Несколько позже Петербург покинул генерал Дюмурье. Этот бывший республиканец, покинувший свою страну, стал фактически английским агентом и ярым сторонником короля-изгнанника Людовика XVIII. В течение двух месяцев генерал добивался аудиенции у Павла. В конечном итоге ему удалось встретиться с императором на параде, потом еще два раза он таким же образом беседовал с Павлом. Суть его предложений была такова: Россия должна не только продолжать свое участие в коалиции, но и выделить войска для совместной с англичанами высадки в Нормандии. Сам же Дюмурье брался если не возглавлять их, то, по крайней мере, сопровождать полки до Парижа, захватить власть и, сыграв роль Монка, передать ее «законному монарху» – Людовику XVIII. Какое-то время Павел колебался, думал, но к концу февраля у него созрело окончательное мнение – России все это не нужно, и генералу порекомендовали вернуться туда, откуда он прибыл.

Одновременно вести из Франции все больше и больше вызывали живейший интерес Павла I. В скором времени этот интерес приобрел черты неподдельного восторга преобразованиями и свершениями Бонапарта. Сведения об этом, вначале очень скупые, весной 1800 г. стали достигать Парижа. В Национальном архиве Франции хранится любопытнейший документ, датированный маем 1800 г. Это донесение начальника штаба Рейнской армии Дессоля об изменении настроений императора Павла, составленное на основании данных разведки.
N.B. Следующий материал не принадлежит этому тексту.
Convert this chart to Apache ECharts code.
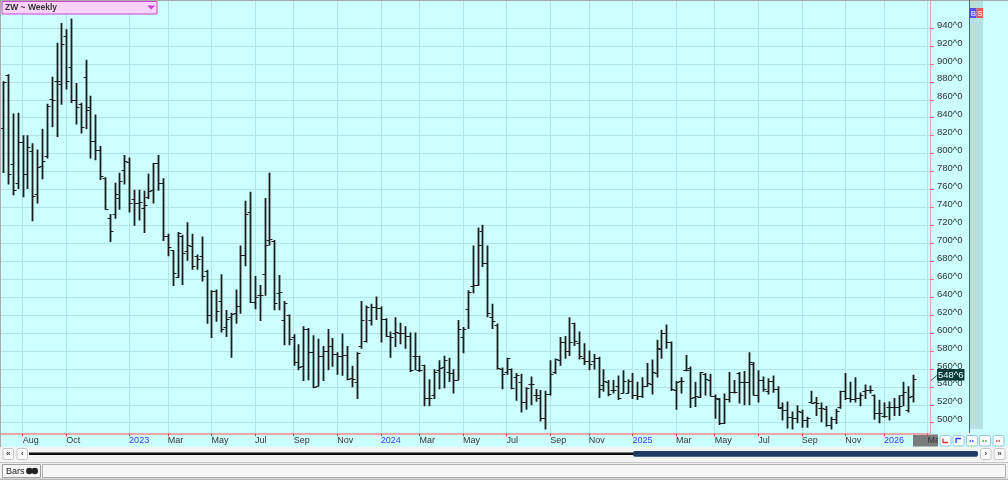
<!DOCTYPE html>
<html><head><meta charset="utf-8">
<script src="https://cdn.jsdelivr.net/npm/echarts@6/dist/echarts.min.js"></script>
<style>html,body{margin:0;padding:0;background:#ccffff;}#c{width:1008px;height:480px;}</style>
</head><body><div id="c"></div>
<script>
// ---- data ----
const firstWeek = [2022, 6, 8];   // first weekly bar (Friday 2022-07-08)
const weekCount = 192;            // 189 bars + 3 empty weeks to the right edge
const openVals = [
829,888,788,767,813,777,803,755,786,797,
861,881,878,931,896,860,855,885,852,814,
804,773,728,733,750,782,791,749,745,739,
752,759,789,767,708,692,662,708,691,697,
686,686,669,620,647,636,607,618,622,630,
687,735,635,642,666,704,703,645,614,620,
595,568,563,605,579,541,574,580,586,577,
574,575,550,545,585,591,615,629,628,616,
597,600,600,600,597,574,559,564,527,531,
559,562,556,555,548,596,627,652,653,714,
678,618,609,560,557,560,551,545,523,543,
531,528,505,532,556,570,590,580,611,589,
572,569,569,572,542,545,537,541,533,533,
547,531,530,541,543,555,582,600,590,537,
546,559,561,529,529,554,548,530,526,500,
526,534,555,545,545,566,531,548,535,546,
538,517,514,506,505,512,503,523,523,516,
515,497,504,517,535,528,526,527,535,537,
531,511,508,518,518,518,531,514,530];
const highVals = [
880,888,844,845,820,820,811,804,827,855,
885,923,945,938,950,878,856,904,864,843,
808,773,732,767,778,798,795,759,759,758,
777,789,798,772,710,692,712,709,723,710,
687,707,670,647,648,665,625,622,648,697,
747,757,663,653,750,778,703,664,635,620,
598,587,607,605,597,593,585,604,594,578,
599,585,563,578,635,630,632,640,629,616,
601,617,611,607,600,600,574,564,548,559,
569,574,572,559,614,606,647,697,717,720,
697,632,610,561,572,560,555,554,539,551,
537,536,535,569,571,595,596,617,611,601,
588,580,576,573,559,547,547,552,558,548,
555,545,550,566,570,592,603,609,590,546,
550,575,562,545,556,555,554,531,527,532,
556,547,556,557,578,567,558,551,549,552,
540,522,523,512,519,514,506,535,528,522,
518,506,515,535,555,545,550,533,542,541,
531,525,522,523,527,530,545,540,553];
const lowVals = [
779,766,754,761,752,761,725,745,772,795,
830,819,855,872,857,833,823,828,795,793,
771,738,702,728,738,766,735,720,726,712,
750,745,759,703,686,653,662,654,681,671,
671,658,611,595,613,601,596,573,611,622,
675,634,627,614,642,698,626,626,587,587,
564,559,547,548,539,541,547,559,563,554,
553,548,540,527,583,590,609,615,590,596,
573,585,588,583,557,559,557,519,519,527,
538,539,546,533,548,578,605,645,653,674,
618,605,560,538,554,538,525,512,515,520,
524,502,493,531,555,564,572,575,586,571,
565,559,560,528,535,530,533,526,533,533,
527,526,528,541,532,551,572,583,536,515,
533,558,517,518,528,531,530,505,498,499,
523,533,522,520,520,531,523,535,532,534,
516,503,494,493,500,495,495,522,508,501,
496,493,499,516,526,523,523,519,527,533,
504,500,506,503,508,508,519,512,523];
const closeVals = [
880,777,759,813,777,807,753,785,792,853,
860,881,922,881,860,852,830,849,814,804,
775,738,714,755,770,792,745,745,746,743,
758,789,767,708,696,667,711,689,698,675,
683,663,620,647,624,605,616,621,630,687,
733,635,640,642,698,705,633,646,634,593,
568,562,605,579,540,574,580,586,577,574,
575,549,549,578,615,629,629,628,616,597,
595,601,600,597,559,574,559,527,527,556,
561,570,555,548,604,605,646,653,698,678,
622,613,561,554,572,539,553,523,539,543,
531,505,532,554,571,590,580,590,591,574,
569,565,572,538,546,532,536,528,547,547,
531,530,541,544,556,583,600,590,538,545,
547,559,528,530,556,549,530,528,500,526,
534,534,545,545,568,531,548,538,546,538,
516,514,506,505,513,503,505,522,522,516,
497,504,513,535,528,526,527,531,537,537,
511,511,508,518,518,519,534,529,548.75];
const tickMonths = ['2022-08','2022-10','2023-01','2023-03','2023-05','2023-07','2023-09','2023-11',
  '2024-01','2024-03','2024-05','2024-07','2024-09','2024-11','2025-01','2025-03','2025-05','2025-07',
  '2025-09','2025-11','2026-01','2026-03'];
const tickTexts = ['Aug','Oct','2023','Mar','May','Jul','Sep','Nov','2024','Mar','May','Jul','Sep','Nov',
  '2025','Mar','May','Jul','Sep','Nov','2026','Mar'];
const yTickValues = [500,520,540,560,580,600,620,640,660,680,700,720,740,760,780,800,820,840,860,880,900,920,940];
const chartTitle = 'ZW ~ Weekly';
const lastPriceText = '548^6';

// ---- build ----
const categories = [];
const t0 = Date.UTC(firstWeek[0], firstWeek[1], firstWeek[2]);
for (let i = 0; i < weekCount; i++) categories.push(new Date(t0 + i * 7 * 86400000).toISOString().slice(0, 10));
const tickIndex = {};
tickMonths.forEach((m, j) => {
  const idx = categories.findIndex(c => c.slice(0, 7) === m);
  if (idx >= 0) tickIndex[idx] = tickTexts[j];
});
const isTick = (i) => tickIndex.hasOwnProperty(i);
const ohlc = openVals.map((o, i) => [i, o, highVals[i], lowVals[i], closeVals[i]]);

const font = 'Liberation Sans, Arial, sans-serif';
const chart = echarts.init(document.getElementById('c'), null, {renderer: 'canvas'});

function renderItem(params, api) {
  const i = api.value(0);
  const o = api.coord([i, api.value(1)]);
  const h = api.coord([i, api.value(2)]);
  const l = api.coord([i, api.value(3)]);
  const c = api.coord([i, api.value(4)]);
  const x = Math.round(h[0]) + 0.5;
  const col = '#1d1d1d';
  return {type: 'group', children: [
    {type: 'line', shape: {x1: x, y1: h[1] - 0.5, x2: x, y2: l[1] + 0.5}, style: {stroke: col, lineWidth: 1.8}},
    {type: 'line', shape: {x1: x - 3, y1: Math.round(o[1]) + 0.5, x2: x, y2: Math.round(o[1]) + 0.5}, style: {stroke: col, lineWidth: 1.2}},
    {type: 'line', shape: {x1: x, y1: Math.round(c[1]) + 0.5, x2: x + 3, y2: Math.round(c[1]) + 0.5}, style: {stroke: col, lineWidth: 1.2}}
  ]};
}

const gridColor = '#b4e3e6';
chart.setOption({
  animation: false,
  backgroundColor: '#ccffff',
  grid: {left: 0.88, right: 78, top: 1, bottom: 46.7, containLabel: false},
  xAxis: {
    type: 'category', data: categories, boundaryGap: true,
    axisLine: {show: true, lineStyle: {color: '#eaa6aa', width: 2}},
    axisTick: {show: true, alignWithLabel: true, interval: (i) => isTick(i), length: 3, lineStyle: {color: '#e23b3b', width: 1}},
    axisLabel: {interval: (i) => isTick(i), align: 'left', margin: 3, fontSize: 9, fontFamily: font, color: '#333',
      formatter: (v, i) => { const t = tickIndex[i] || ''; return /^\d{4}$/.test(t) ? '{y|' + t + '}' : t; },
      rich: {y: {color: '#3838ff', fontSize: 9, fontFamily: font}}},
    splitLine: {show: false}
  },
  yAxis: {
    type: 'value', position: 'right', min: 488.2, max: 970.1, splitNumber: 24,
    axisLine: {show: true, lineStyle: {color: '#e8a6aa', width: 1}},
    axisTick: {show: true, length: 4, customValues: yTickValues, lineStyle: {color: '#e07b82'}},
    axisLabel: {customValues: yTickValues, formatter: (v) => v + '^0', color: '#333', fontSize: 9.5, fontFamily: font, margin: 7,
      verticalAlign: 'bottom', lineHeight: 6},
    splitLine: {show: false}
  },
  series: [
    {type: 'line', data: [], z: 1, silent: true,
      markLine: {silent: true, symbol: ['none', 'none'], label: {show: false}, animation: false,
        lineStyle: {color: gridColor, width: 1, type: 'solid'}, emphasis: {disabled: true},
        data: yTickValues.map(v => ({yAxis: v})).concat(Object.keys(tickIndex).map(k => ({xAxis: categories[+k]})))}},
    {type: 'custom', data: ohlc, renderItem: renderItem, encode: {x: 0, y: [1, 2, 3, 4]}, z: 5, silent: true, clip: true}
  ]
});

const lastY = chart.convertToPixel({yAxisIndex: 0}, closeVals[closeVals.length - 1]);

function btn(id, x, y, w, h, txt) {
  return [{type: 'rect', id: id, shape: {x: x, y: y, width: w, height: h, r: 2}, style: {fill: '#fbfbfb', stroke: '#c4c4c4', lineWidth: 1}, z: 20},
    {type: 'text', id: id + 't', x: x + w / 2, y: y + h / 2, style: {text: txt, fill: '#444', font: 'bold 8px ' + font, align: 'center', verticalAlign: 'middle'}, z: 21}];
}
const els = [];
// frame lines
els.push({type: 'rect', id: 'topb', shape: {x: 0, y: 0, width: 1008, height: 1}, style: {fill: '#a9a9a9'}, z: 30});
els.push({type: 'rect', id: 'leftb', shape: {x: 0, y: 0, width: 1, height: 447}, style: {fill: '#a9a9a9'}, z: 30});
// header
els.push({type: 'rect', id: 'hdr', shape: {x: 2, y: 1.5, width: 155, height: 12.5}, style: {fill: '#f9d3f9', stroke: '#cf45cf', lineWidth: 1}, z: 30});
els.push({type: 'text', id: 'hdrt', x: 5, y: 8, style: {text: chartTitle, fill: '#333', font: 'bold 8.5px ' + font, verticalAlign: 'middle'}, z: 31});
els.push({type: 'polygon', id: 'hdrtri', shape: {points: [[147.5, 5.5], [155, 5.5], [151.2, 9.5]]}, style: {fill: '#dd33dd'}, z: 31});
// right side strips
els.push({type: 'rect', id: 'redl', shape: {x: 969, y: 0, width: 1, height: 433}, style: {fill: '#e02a2a'}, z: 30});
els.push({type: 'rect', id: 'teal', shape: {x: 970, y: 1, width: 13, height: 428}, style: {fill: '#b7e1e1'}, z: 29});
els.push({type: 'rect', id: 'bbox', shape: {x: 970, y: 8, width: 6.5, height: 10}, style: {fill: '#4f4fff'}, z: 31});
els.push({type: 'text', id: 'bt', x: 973.3, y: 13.3, style: {text: 'B', fill: '#fff', font: '8px ' + font, align: 'center', verticalAlign: 'middle'}, z: 32});
els.push({type: 'rect', id: 'sbox', shape: {x: 976.5, y: 8, width: 6.5, height: 10}, style: {fill: '#ee5a5a'}, z: 31});
els.push({type: 'text', id: 'st', x: 979.8, y: 13.3, style: {text: 'S', fill: '#fff', font: '8px ' + font, align: 'center', verticalAlign: 'middle'}, z: 32});
// last price label
els.push({type: 'line', id: 'lpl', shape: {x1: 931, y1: lastY + 1.5, x2: 937.5, y2: lastY - 4}, style: {stroke: '#335555', lineWidth: 1}, z: 30});
els.push({type: 'rect', id: 'lpr', shape: {x: 937, y: lastY - 10, width: 27.5, height: 11.5}, style: {fill: '#0c3a3a'}, z: 31});
els.push({type: 'text', id: 'lpt', x: 950.7, y: lastY - 4.1, style: {text: lastPriceText, fill: '#e8ffff', font: '9.5px ' + font, align: 'center', verticalAlign: 'middle'}, z: 32});
// future box on time axis
els.push({type: 'rect', id: 'fut', shape: {x: 913, y: 434.5, width: 25, height: 12}, style: {fill: '#7b7b7b'}, z: -1});
// small buttons right of time axis
els.push({type: 'rect', id: 'btnbg', shape: {x: 938, y: 434.5, width: 70, height: 12.5}, style: {fill: '#ccffff'}, z: 19});
const bx = [940, 953, 966.5, 979.5, 993];
const gl = ['#e03030', '#2a3cff', '#2a3cff', '#22aa22', '#e03030'];
bx.forEach((x, i) => {
  els.push({type: 'rect', id: 'sb' + i, shape: {x: x, y: 435.5, width: 11, height: 10.5, r: 1.5}, style: {fill: '#f4fbfb', stroke: '#9cc6d0', lineWidth: 1}, z: 20});
  let sh;
  if (i === 0) sh = [[x + 3, 438.5], [x + 3, 442.5], [x + 8, 442.5]];
  else if (i === 1) sh = [[x + 3, 443], [x + 3, 438.5], [x + 8, 438.5]];
  else sh = [[x + 3, 441], [x + 8, 441]];
  els.push({type: 'polyline', id: 'sg' + i, shape: {points: sh}, style: {stroke: gl[i], lineWidth: 1.3, fill: null, lineDash: i >= 2 ? [1.5, 1] : null}, z: 21});
});
// scroll area
els.push({type: 'rect', id: 'scr', shape: {x: 0, y: 447, width: 1008, height: 15}, style: {fill: '#f3f3f3'}, z: 10});
els.push(...btn('b1', 3, 448.5, 10.5, 11, '«'));
els.push(...btn('b2', 17, 448.5, 10.5, 11, '‹'));
els.push({type: 'rect', id: 'blk', shape: {x: 29, y: 452.5, width: 606, height: 2.6}, style: {fill: '#0e0e0e'}, z: 20});
els.push({type: 'rect', id: 'nav', shape: {x: 633, y: 451, width: 345, height: 5.8, r: 2}, style: {fill: '#1f3a66'}, z: 21});
els.push(...btn('b3', 980.5, 448.5, 10.5, 11, '›'));
els.push(...btn('b4', 994, 448.5, 11, 11, '»'));
// status bar
els.push({type: 'rect', id: 'stat', shape: {x: 0, y: 462, width: 1008, height: 18}, style: {fill: '#efefef'}, z: 10});
els.push({type: 'rect', id: 'statl', shape: {x: 0, y: 462, width: 1008, height: 1}, style: {fill: '#c8c8c8'}, z: 11});
els.push({type: 'rect', id: 'tab', shape: {x: 2.5, y: 464.5, width: 38, height: 13}, style: {fill: '#f6f6f6', stroke: '#a0a0a0', lineWidth: 1}, z: 12});
els.push({type: 'text', id: 'tabt', x: 6, y: 471.3, style: {text: 'Bars', fill: '#222', font: '9px ' + font, verticalAlign: 'middle'}, z: 13});
els.push({type: 'circle', id: 'c1', shape: {cx: 29.3, cy: 471, r: 3.2}, style: {fill: '#222'}, z: 13});
els.push({type: 'circle', id: 'c2', shape: {cx: 34.8, cy: 471, r: 3.2}, style: {fill: '#222'}, z: 13});
els.push({type: 'rect', id: 'fld', shape: {x: 42.5, y: 464.5, width: 963, height: 13}, style: {fill: '#f6f6f6', stroke: '#b0b0b0', lineWidth: 1}, z: 12});
els.push({type: 'rect', id: 'botl', shape: {x: 0, y: 478.5, width: 1008, height: 1.5}, style: {fill: '#b8b8b8'}, z: 13});

chart.setOption({graphic: {elements: els}});
</script></body></html>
В донесении после перечисления причин, заставивших царя покинуть лагерь коалиции, говорится: «Конечно, Павел I никогда не будет разделять республиканские идеи, но он легко может быть увлечен великими людьми, которые отличились на военной стезе, у него, можно сказать, в этом существует потребность… как кажется, он все больше проникается уважением по отношению к первому консулу, и, очевидно, он благожелательно воспримет предложение о сближении с его стороны»[68].

Автор донесения дает также и свои рекомендации о том, как требуется поступать в отношении Павла: «…Нужно укрепить всеми способами Павла I в его убеждении, согласно которому Австрия и Англия воспользовались его великодушием и доверчивостью, чтобы с помощью русских войск удовлетворить свои амбиции, показать, что обе эти державы сходятся в мысли любыми путями помешать проектам санкт-петербургского двора в отношении Средиземноморья и Адриатики, а также развитию русской торговли на Ближнем Востоке… Нужно возобновить переговоры о торговом соглашении между Францией и Россией, о котором уже идет речь в течение 60 лет, и все существующие представления на этот счет показывают взаимные выгоды с абсолютной очевидностью – достаточно их почитать, чтобы убедиться в этом…»[69]

Впрочем, «укреплять» Павла I в его раздражении по отношению к Австрии и Англии не было никакой необходимости. Другой французский агент докладывал из Санкт-Петербурга: «Павел I никогда не простит двуличности венскому кабинету… Его самолюбие настолько уязвлено тем, что он стал игрушкой австрийских интриг, что немыслимо, чтобы он забыл обо всех этих недостойных вещах»[70]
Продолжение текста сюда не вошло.